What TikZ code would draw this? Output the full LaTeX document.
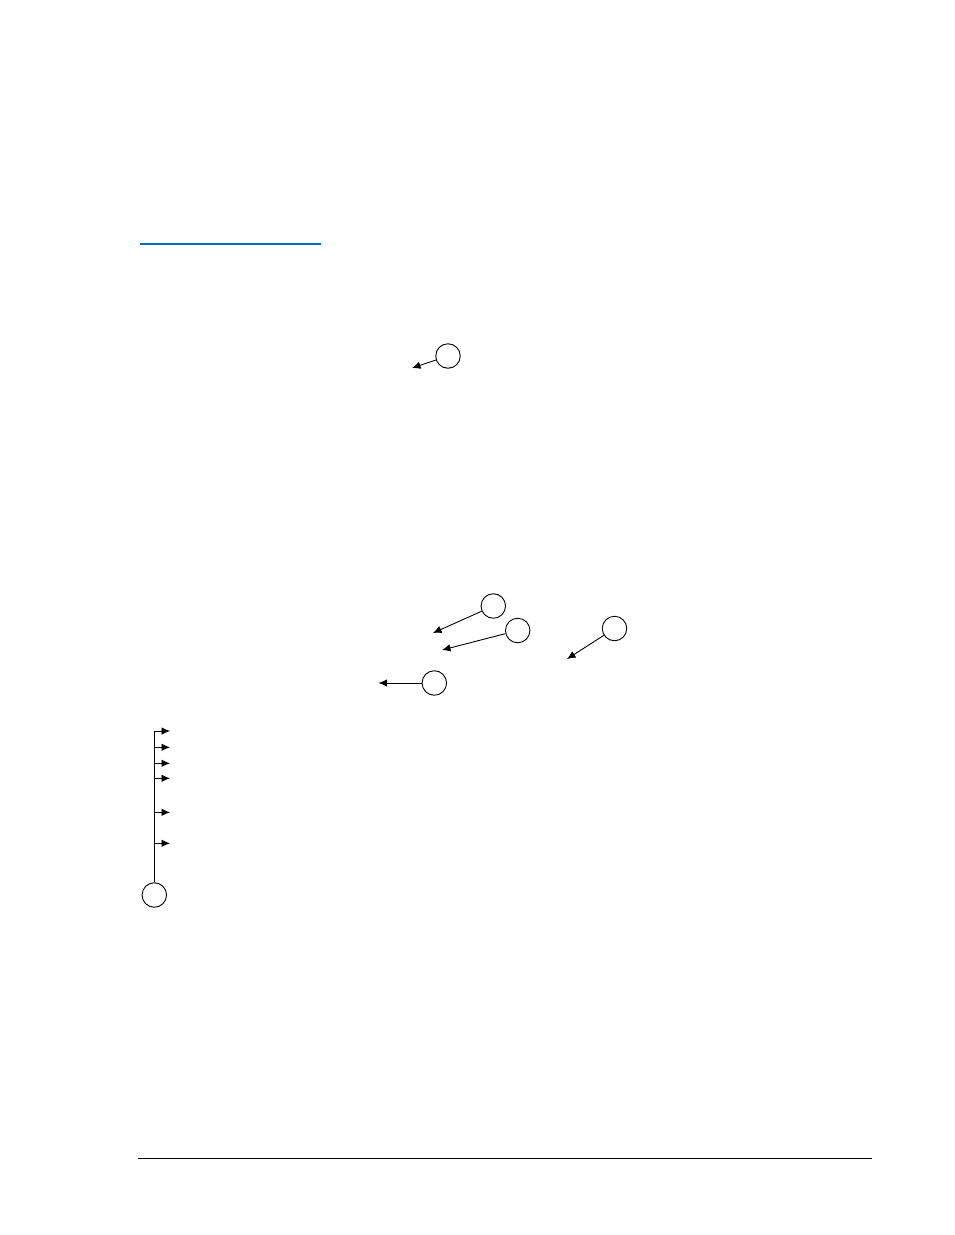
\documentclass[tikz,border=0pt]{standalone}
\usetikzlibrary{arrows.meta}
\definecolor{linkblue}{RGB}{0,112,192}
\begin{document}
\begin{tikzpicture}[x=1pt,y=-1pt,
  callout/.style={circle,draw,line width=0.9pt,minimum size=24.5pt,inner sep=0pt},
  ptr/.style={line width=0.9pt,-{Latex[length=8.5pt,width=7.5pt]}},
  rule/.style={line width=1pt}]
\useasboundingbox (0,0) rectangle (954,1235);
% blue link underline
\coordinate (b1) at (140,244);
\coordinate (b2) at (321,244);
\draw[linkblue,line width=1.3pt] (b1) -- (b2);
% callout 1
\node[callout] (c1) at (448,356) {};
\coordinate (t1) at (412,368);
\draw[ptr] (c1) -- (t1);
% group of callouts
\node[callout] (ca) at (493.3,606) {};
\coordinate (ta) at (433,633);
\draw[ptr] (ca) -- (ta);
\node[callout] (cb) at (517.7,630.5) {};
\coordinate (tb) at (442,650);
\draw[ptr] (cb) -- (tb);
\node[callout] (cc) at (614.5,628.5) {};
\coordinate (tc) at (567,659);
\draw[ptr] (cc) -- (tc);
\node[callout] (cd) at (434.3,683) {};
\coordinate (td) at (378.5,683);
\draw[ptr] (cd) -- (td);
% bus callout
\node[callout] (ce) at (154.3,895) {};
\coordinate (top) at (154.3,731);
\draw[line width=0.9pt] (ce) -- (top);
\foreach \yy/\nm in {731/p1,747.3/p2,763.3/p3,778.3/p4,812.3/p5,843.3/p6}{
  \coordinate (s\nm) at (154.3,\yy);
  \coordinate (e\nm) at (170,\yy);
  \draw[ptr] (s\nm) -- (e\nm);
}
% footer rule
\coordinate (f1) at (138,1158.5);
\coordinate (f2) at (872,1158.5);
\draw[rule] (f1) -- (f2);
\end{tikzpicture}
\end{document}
* * * * * * *
▶ _Exercise brief_:
Reproduce the material word for word, minus the images.

▶ _Output_:
What TikZ code would draw this? Output the full LaTeX document.
\documentclass[tikz,border=0pt]{standalone}
\usetikzlibrary{arrows.meta}
\definecolor{linkblue}{RGB}{0,112,192}
\begin{document}
\begin{tikzpicture}[x=1pt,y=-1pt,
  callout/.style={circle,draw,line width=0.9pt,minimum size=24.5pt,inner sep=0pt},
  ptr/.style={line width=0.9pt,-{Latex[length=8.5pt,width=7.5pt]}},
  rule/.style={line width=1pt}]
\useasboundingbox (0,0) rectangle (954,1235);
% blue link underline
\coordinate (b1) at (140,244);
\coordinate (b2) at (321,244);
\draw[linkblue,line width=1.3pt] (b1) -- (b2);
% callout 1
\node[callout] (c1) at (448,356) {};
\coordinate (t1) at (412,368);
\draw[ptr] (c1) -- (t1);
% group of callouts
\node[callout] (ca) at (493.3,606) {};
\coordinate (ta) at (433,633);
\draw[ptr] (ca) -- (ta);
\node[callout] (cb) at (517.7,630.5) {};
\coordinate (tb) at (442,650);
\draw[ptr] (cb) -- (tb);
\node[callout] (cc) at (614.5,628.5) {};
\coordinate (tc) at (567,659);
\draw[ptr] (cc) -- (tc);
\node[callout] (cd) at (434.3,683) {};
\coordinate (td) at (378.5,683);
\draw[ptr] (cd) -- (td);
% bus callout
\node[callout] (ce) at (154.3,895) {};
\coordinate (top) at (154.3,731);
\draw[line width=0.9pt] (ce) -- (top);
\foreach \yy/\nm in {731/p1,747.3/p2,763.3/p3,778.3/p4,812.3/p5,843.3/p6}{
  \coordinate (s\nm) at (154.3,\yy);
  \coordinate (e\nm) at (170,\yy);
  \draw[ptr] (s\nm) -- (e\nm);
}
% footer rule
\coordinate (f1) at (138,1158.5);
\coordinate (f2) at (872,1158.5);
\draw[rule] (f1) -- (f2);
\end{tikzpicture}
\end{document}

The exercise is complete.